In both Bills there was a safeguarding clause as well as an excluding clause. The safeguarding clause also grew considerably between 1886 and 1893. It is almost entirely directed to preventing the Irish Legislature from establishing any new religious privileges, or interfering with any existing religious rights. The clause, as it emerged in 1893, not only forbade any new establishment or endowment of religion, but seemed to leave the claims of all denominations precisely as they stand at present.
This safeguarding clause reappears in the Bill of 1912, but it has been shortened and redrafted by the Government. It contains very important additional safeguards to prevent the adoption by the Irish civil power of the principles contained in the recent Papal Decrees against mixed marriages, and in regard to the right of Catholic clergy to claim exclusion from the courts of justice. The Irish Parliament will be debarred from acting on these decrees, and thus the whole agitation against "Ne Temere" falls to the ground.
THE TWO CHAMBERS
The 1886 Bill established, as we have seen, an arrangement by which Ireland should be governed by one legislative body consisting of two orders, a first and a second. These orders were to deliberate and vote together, except in regard to matters which should come directly under the Home Rule Act, amendments of the Act, or Standing Orders in pursuance of the Act. In such cases the first order possessed the right of voting separately, and seemed to possess an absolute veto.
The first order of the legislative body created by the 1886 Bill consisted of 103 members, of whom 75 were elected members and 28 peerage members. The elected members were to be chosen under a restricted suffrage, and the peerage members were to be the representative Irish Peers. The second order was to consist of 204 members, elected under the existing franchise.
All this was rather complicated and confusing, and was, perhaps rightly, brushed aside by the framers of the 1893 Bill. They constituted the Irish Legislature on the model of an ordinary Colonial Parliament with two Chambers—a Legislative Assembly and a Legislative Council. The Legislative Council was to consist of 48 members, elected by large constituencies voting under a £20 property franchise. The Legislative Assembly was to consist of 103 members, elected by the existing constituencies under the existing franchise. In cases of disagreement between the two Houses, it was proposed that, either after a dissolution or after a period of two years, the Houses were to vote together, and that the majority vote should decide the matter. Since 1893 that provision, in almost precisely the same form, has been adopted by the Australian Commonwealth, and, in a more progressive form, by, the South African Parliament.
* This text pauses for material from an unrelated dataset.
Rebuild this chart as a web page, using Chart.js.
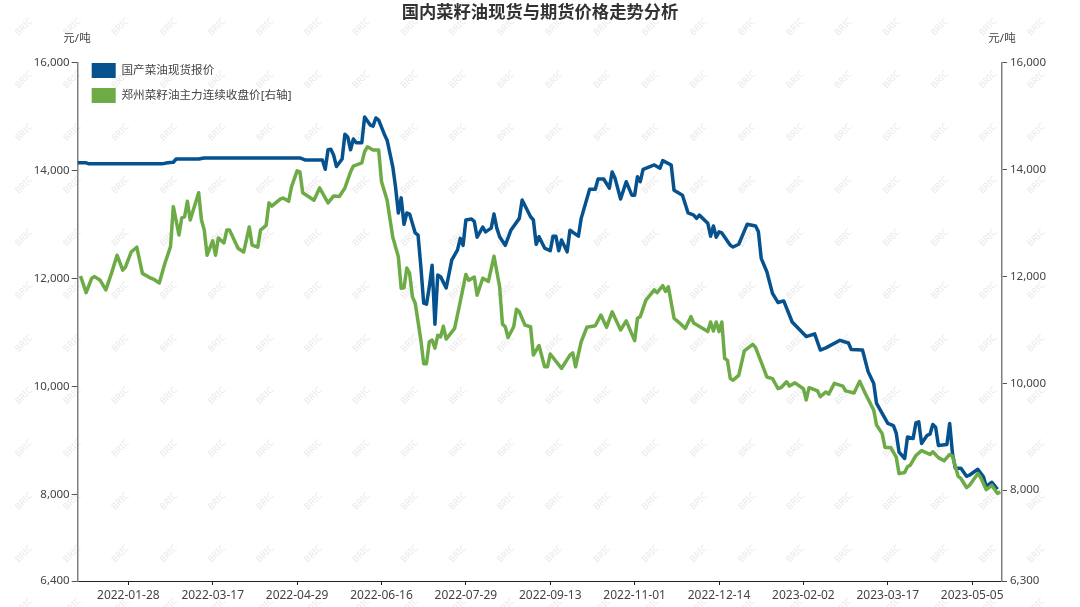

In the Bill of 1912 these provisions of 1893 reappear, but in a broader and more liberal form. The Irish Legislative Assembly and Legislative Council—names which seem to give to Ireland a position of a subordinate—have given way, as we have seen, to the frank and generous titles of Senate and House of Commons, both forming the Irish Parliament. The machinery for settling disagreements has come back from its journey round the world refreshed by a new draft of democracy, imbibed from the climates of Australia and South Africa. In cases of differences between the Assemblies they will meet and decide by common vote, without the necessity of a dissolution. That is a great and important simplification, and for it the Irish have to thank the genius of the founders of the South African Constitution.
IN OR OUT?
Every student of the Home Rule question knows that Mr. Gladstone several times varied his proposals in regard to the Irish representation at Westminster. The Irish Party were, from the beginning, indifferent on the point; but it was quite clear that this was a matter vitally affecting Imperial interests. The first proposal grafted into the Bill of 1886 was that the Irish should cease to attend at Westminster altogether. But, after seven years of consideration, there grew up a general agreement that the entire absence of the Irish Party at Westminster might create a series of difficult relations between the Parliaments, and might even gradually lead to separation. The first proposal of the Bill of 1893 was that the Irish members should attend in slightly reduced numbers and vote at Westminster only on Irish concerns. But this proposal—known as the "In and Out" clause—found little favour in debate, and suffered severely at the hands of Mr. Chamberlain. Mr. Gladstone finally left the matter to the judgment of the House of Commons, and—after a severe Parliamentary crisis, in which the Government narrowly escaped destruction—it was decided that 80 Irish members should sit in the British House of Commons without any restriction of their power or authority.
In the Bill of 1912 the solution finally reached in 1893 is again adopted, with one vital difference—that the Irish members to be summoned to Westminster will be reduced not to 80, but to 42. Those members will possess full Parliamentary powers, as indeed it is right and necessary they should, as long as the Parliament at Westminster continues to exercise such large powers over Ireland. But Mr. Asquith threw out the suggestion that the British House of Commons should, by its Standing Orders, arrange for a further delegation of Parliamentary power to national groups. The House of Commons has already a Scotch Committee, and to that might be added an English Committee and a Welsh Committee. It would be a serious thing for the central body to over-ride the opinions of these committees.